$45 trillion to wean the world off oil

Friday, 6 June 2008

The world will face a bill in excess of $45 trillion to keep global temperature increases below 2.4°C - and would need to build 32 new nuclear power plants per year to help achieve it, says a new report from the International Energy Agency.

 

The world will face a bill in excess of $45 trillion to keep global temperature increases below 2.4°C - and would need to build 32 new nuclear power plants per year to help achieve it, says a new report from the International Energy Agency (IEA).

 

Energy Technology Perspectives is a biennial publication from the OECD agency in response to the G8's call for guidance on how to achieve a "clean, clever and competitive" energy future. Launching the report in Tokyo, IEA executive director Nobuo Tanaka said, "A global energy technology revolution is both necessary and achievable; but it will be a tough challenge."

 

Tough indeed.

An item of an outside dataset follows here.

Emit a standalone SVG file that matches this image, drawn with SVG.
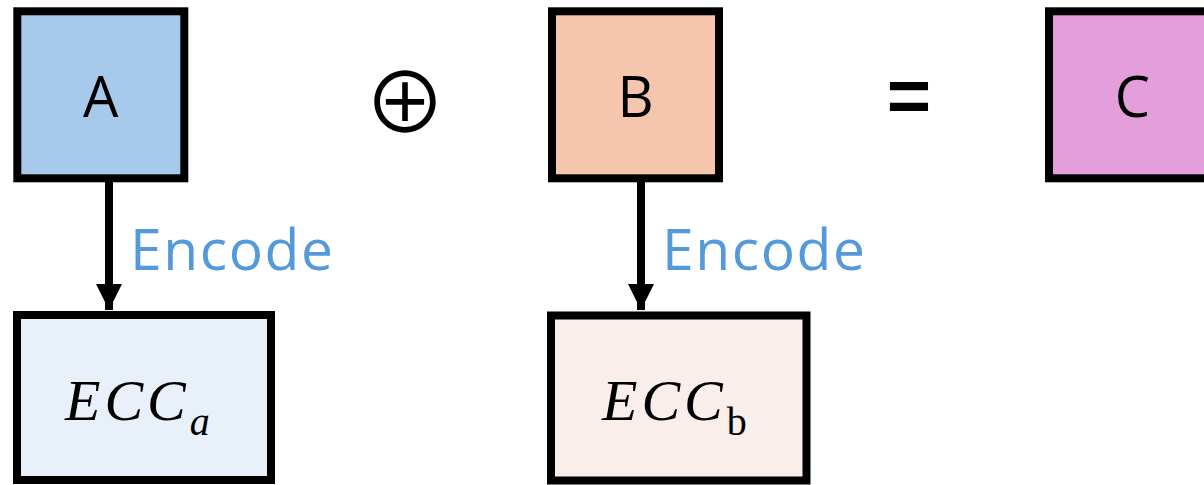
<svg xmlns="http://www.w3.org/2000/svg" width="1204" height="485" viewBox="0 0 1204 485">
  <style>
    .box { stroke: #000; stroke-width: 8; }
    .lbl { font-family: "Open Sans", "Liberation Sans", sans-serif; font-size: 56px; fill: #000; text-anchor: middle; }
    .enc { font-family: "Open Sans", "Liberation Sans", sans-serif; font-size: 57px; fill: #5399DB; }
    .ecc { font-family: "Liberation Serif", "DejaVu Serif", serif; font-style: italic; font-size: 58px; fill: #000; letter-spacing: 4px; }
    .sub { font-size: 40px; letter-spacing: 0; }
    .op { fill: #000; text-anchor: middle; }
    .wire { stroke: #000; stroke-width: 8; fill: none; }
  </style>
  <defs>
    <marker id="arrowhead" markerUnits="userSpaceOnUse" markerWidth="26" markerHeight="26" refX="26" refY="13" orient="auto">
      <path d="M0,0 L26,13 L0,26 Z" fill="#000"/>
    </marker>
  </defs>
  <rect width="1204" height="485" fill="#fff"/>

  <g id="node-a">
    <rect class="box" x="17.3" y="11.3" width="167" height="167" fill="#A7CAEC"/>
    <text class="lbl" x="100.8" y="117">A</text>
  </g>

  <g id="op-xor">
    <text class="op" x="405" y="133" font-size="83" font-family="Noto Sans CJK JP, DejaVu Sans, sans-serif">⊕</text>
  </g>

  <g id="node-b">
    <rect class="box" x="552" y="11.3" width="167" height="167" fill="#F5C6AD"/>
    <text class="lbl" x="635.5" y="117">B</text>
  </g>

  <g id="op-eq">
    <text class="op" x="909" y="122" font-size="76" font-family="Liberation Sans, sans-serif" font-weight="bold">=</text>
  </g>

  <g id="node-c">
    <rect class="box" x="1049" y="11.3" width="167" height="167" fill="#E49EDB"/>
    <text class="lbl" x="1132.5" y="117">C</text>
  </g>

  <g id="node-ecc-a">
    <rect class="box" x="17" y="315" width="254" height="165" fill="#E8F0F9"/>
    <text class="ecc" x="65" y="420">ECC<tspan class="sub" dy="15">a</tspan></text>
  </g>

  <g id="node-ecc-b">
    <rect class="box" x="551" y="315.5" width="255.5" height="165" fill="#F9EEE9"/>
    <text class="ecc" x="602" y="420">ECC<tspan class="sub" dy="15" font-style="normal">b</tspan></text>
  </g>

  <g id="connectors">
    <line class="wire" x1="109" y1="182" x2="109" y2="310" marker-end="url(#arrowhead)"/>
    <line class="wire" x1="641" y1="182" x2="641" y2="310" marker-end="url(#arrowhead)"/>
    <text class="enc" x="130" y="270" textLength="203" lengthAdjust="spacing">Encode</text>
    <text class="enc" x="662" y="270" textLength="203" lengthAdjust="spacing">Encode</text>
  </g>
</svg>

The IEA presents three ranges of scenarios: baseline, or "business-as-usual", which foresees at best a 70% increase in oil demand and 130% increase in CO2 emissions by 2050; 'ACT', which would bring CO2 levels back to current levels by 2050; and 'BLUE', which would reduce CO2 to 50% below today's levels by 2050. The Intergovernmental Panel on Climate Change (IPCC) has identified this sort of cut as the minimum required if global warming is not to exceed 2.4°C, and G8 leaders agreed at the Heiligendamm Summit in 2007 seriously to consider a global 50% CO2 reduction.

 

According to the IEA, the current "business as usual" path is not sustainable, and the paths it identifies under its ACT scenarios rely on increased energy efficiency and cutting emissions from power generation to bring down emissions to current levels by 2050 after peaking in 2020-2030. This would not be cheap: the IEA estimates it would require extra energy sector investment of $17 trillion between now and 2050, or around $400 billion per year.

 

But this, says the IEA, is not enough. To achieve the 50%-by-2050 target would need a "virtual decarbonisation of the power sector", entailing investments in technology and deployment of a further $45 trillion - or 1.1% of annual global GDP - over the period. As well as widespread introduction of carbon capture and storage (CCS) at coal- and gas-fired power stations, 32 new nuclear plants and 17,500 wind turbines would have to be built every year, the Agency has concluded.

 

The IEA highlighted issues such as NIMBYism, a shortage of engineering and technical graduates, and the availability of sufficient geological formations for the storage of captured CO2 and nuclear waste as issues that would need to be investigated or overcome.

 

Meeting the 50% emissions cut target represented a formidable challenge which would require immediate policy action and technological transition on an unprecedented scale, Mr Tanaka said. "It will essentially require a new global energy revolution which would completely transform the way we produce and use energy", he stressed, but noted that the benefits from such a development in terms of energy security would be "tremendous".